THE EXERCISE: Find each line containing the string "that" and return it.

[Charts and diagrams as code]

>>>

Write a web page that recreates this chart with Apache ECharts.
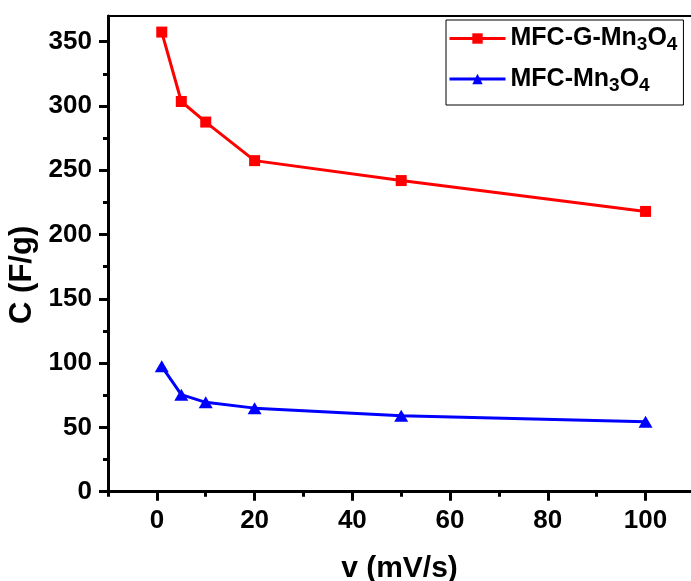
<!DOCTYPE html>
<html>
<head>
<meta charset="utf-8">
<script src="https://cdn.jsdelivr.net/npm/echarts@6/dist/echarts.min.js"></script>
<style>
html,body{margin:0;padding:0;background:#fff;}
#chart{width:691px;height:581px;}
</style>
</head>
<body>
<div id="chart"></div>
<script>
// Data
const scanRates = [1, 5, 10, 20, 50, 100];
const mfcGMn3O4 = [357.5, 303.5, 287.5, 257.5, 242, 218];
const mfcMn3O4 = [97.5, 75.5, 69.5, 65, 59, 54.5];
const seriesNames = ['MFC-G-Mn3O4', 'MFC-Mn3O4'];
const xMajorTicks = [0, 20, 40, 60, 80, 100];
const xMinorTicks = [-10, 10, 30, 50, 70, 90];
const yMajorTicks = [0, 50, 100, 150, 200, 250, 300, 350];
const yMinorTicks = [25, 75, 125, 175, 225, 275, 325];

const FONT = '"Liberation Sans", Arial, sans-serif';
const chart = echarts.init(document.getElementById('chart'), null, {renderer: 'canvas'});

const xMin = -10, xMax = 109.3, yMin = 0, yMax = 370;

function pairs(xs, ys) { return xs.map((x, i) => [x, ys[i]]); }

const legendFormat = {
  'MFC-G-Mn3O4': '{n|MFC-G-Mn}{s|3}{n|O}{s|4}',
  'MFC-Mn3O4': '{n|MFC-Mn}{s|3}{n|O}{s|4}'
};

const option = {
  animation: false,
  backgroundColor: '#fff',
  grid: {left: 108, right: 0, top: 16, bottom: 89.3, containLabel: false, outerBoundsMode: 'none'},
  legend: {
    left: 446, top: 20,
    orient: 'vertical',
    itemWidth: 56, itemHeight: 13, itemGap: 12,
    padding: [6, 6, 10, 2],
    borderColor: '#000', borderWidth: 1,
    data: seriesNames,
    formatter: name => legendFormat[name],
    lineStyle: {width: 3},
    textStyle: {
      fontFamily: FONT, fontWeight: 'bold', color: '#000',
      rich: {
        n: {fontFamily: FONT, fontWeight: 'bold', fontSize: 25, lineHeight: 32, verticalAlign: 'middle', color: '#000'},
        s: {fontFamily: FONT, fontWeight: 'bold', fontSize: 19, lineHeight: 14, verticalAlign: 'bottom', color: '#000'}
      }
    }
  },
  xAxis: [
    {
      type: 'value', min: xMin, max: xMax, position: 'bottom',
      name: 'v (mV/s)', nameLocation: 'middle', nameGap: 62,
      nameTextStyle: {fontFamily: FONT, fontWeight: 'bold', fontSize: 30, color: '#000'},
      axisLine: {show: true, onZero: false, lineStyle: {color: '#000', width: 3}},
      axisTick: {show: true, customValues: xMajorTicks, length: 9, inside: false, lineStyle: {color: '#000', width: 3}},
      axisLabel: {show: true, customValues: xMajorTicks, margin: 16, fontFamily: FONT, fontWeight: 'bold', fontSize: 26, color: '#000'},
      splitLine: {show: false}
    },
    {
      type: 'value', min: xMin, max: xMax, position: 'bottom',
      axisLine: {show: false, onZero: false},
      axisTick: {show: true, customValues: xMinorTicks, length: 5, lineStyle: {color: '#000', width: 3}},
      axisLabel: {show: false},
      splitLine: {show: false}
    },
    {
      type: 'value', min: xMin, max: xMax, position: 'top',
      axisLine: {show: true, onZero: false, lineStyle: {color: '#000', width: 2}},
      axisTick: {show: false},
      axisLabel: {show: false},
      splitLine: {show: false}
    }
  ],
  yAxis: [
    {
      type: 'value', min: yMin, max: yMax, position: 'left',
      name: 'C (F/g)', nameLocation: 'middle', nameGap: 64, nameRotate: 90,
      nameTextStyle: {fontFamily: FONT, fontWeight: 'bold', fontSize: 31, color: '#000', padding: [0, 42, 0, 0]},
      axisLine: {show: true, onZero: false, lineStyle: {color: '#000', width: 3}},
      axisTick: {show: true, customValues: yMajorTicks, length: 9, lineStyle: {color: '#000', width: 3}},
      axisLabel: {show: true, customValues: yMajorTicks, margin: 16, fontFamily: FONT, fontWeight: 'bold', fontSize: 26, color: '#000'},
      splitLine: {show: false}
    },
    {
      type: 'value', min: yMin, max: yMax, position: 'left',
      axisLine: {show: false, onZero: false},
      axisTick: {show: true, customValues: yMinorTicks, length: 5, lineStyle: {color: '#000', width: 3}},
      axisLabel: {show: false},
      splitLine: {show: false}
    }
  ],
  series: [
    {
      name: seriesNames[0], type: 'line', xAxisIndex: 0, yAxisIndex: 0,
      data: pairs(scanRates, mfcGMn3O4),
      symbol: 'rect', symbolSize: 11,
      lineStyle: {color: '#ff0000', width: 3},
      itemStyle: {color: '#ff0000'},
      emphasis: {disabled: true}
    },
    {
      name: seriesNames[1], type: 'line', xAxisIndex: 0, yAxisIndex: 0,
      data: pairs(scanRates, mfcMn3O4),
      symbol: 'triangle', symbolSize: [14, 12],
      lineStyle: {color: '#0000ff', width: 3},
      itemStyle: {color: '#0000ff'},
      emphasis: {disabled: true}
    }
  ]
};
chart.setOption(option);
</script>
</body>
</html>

<<<
>>>

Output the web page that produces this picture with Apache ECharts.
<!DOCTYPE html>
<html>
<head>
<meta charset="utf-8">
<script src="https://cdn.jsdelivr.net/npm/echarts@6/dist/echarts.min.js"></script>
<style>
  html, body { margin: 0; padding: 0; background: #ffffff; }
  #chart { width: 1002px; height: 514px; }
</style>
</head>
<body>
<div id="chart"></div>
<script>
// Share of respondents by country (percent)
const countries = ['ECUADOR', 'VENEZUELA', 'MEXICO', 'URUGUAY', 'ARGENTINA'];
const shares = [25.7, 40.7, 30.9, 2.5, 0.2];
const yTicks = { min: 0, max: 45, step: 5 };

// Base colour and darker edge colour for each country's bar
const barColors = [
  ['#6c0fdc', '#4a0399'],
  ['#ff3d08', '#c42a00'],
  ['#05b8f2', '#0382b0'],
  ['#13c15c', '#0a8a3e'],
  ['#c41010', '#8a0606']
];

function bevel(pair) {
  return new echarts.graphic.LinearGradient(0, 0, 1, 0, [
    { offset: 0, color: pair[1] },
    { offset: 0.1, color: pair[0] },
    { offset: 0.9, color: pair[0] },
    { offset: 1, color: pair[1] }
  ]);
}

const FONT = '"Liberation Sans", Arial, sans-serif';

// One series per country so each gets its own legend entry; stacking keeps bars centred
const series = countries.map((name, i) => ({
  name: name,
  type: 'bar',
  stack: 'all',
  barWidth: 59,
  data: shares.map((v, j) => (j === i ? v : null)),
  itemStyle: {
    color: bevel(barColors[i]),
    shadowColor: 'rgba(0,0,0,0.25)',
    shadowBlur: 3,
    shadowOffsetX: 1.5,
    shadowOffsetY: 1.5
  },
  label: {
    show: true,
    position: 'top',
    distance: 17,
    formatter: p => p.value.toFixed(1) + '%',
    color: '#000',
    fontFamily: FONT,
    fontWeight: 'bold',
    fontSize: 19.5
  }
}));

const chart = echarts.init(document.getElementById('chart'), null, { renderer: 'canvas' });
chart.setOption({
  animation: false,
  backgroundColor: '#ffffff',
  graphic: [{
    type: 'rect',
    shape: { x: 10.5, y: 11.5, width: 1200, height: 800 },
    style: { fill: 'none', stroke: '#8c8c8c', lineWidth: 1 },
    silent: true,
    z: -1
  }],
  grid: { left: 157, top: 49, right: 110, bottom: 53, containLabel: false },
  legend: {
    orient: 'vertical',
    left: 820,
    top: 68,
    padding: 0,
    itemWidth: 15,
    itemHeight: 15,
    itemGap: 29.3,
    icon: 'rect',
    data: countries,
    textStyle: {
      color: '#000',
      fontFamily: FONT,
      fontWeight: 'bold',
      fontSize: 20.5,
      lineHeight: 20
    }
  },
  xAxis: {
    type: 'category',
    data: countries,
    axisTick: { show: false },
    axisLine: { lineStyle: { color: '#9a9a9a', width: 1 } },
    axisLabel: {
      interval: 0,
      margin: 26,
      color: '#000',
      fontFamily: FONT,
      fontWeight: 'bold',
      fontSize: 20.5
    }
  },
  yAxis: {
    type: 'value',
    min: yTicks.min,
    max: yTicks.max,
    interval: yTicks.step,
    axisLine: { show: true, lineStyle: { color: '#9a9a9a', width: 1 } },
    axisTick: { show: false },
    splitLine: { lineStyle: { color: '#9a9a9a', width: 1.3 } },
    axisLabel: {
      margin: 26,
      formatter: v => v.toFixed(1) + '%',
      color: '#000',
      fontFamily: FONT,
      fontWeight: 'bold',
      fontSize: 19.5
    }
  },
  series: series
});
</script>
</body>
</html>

<<<

CORRECT RESULT:
Write a web page that recreates this chart with Apache ECharts.
Output the web page that produces this picture with Apache ECharts.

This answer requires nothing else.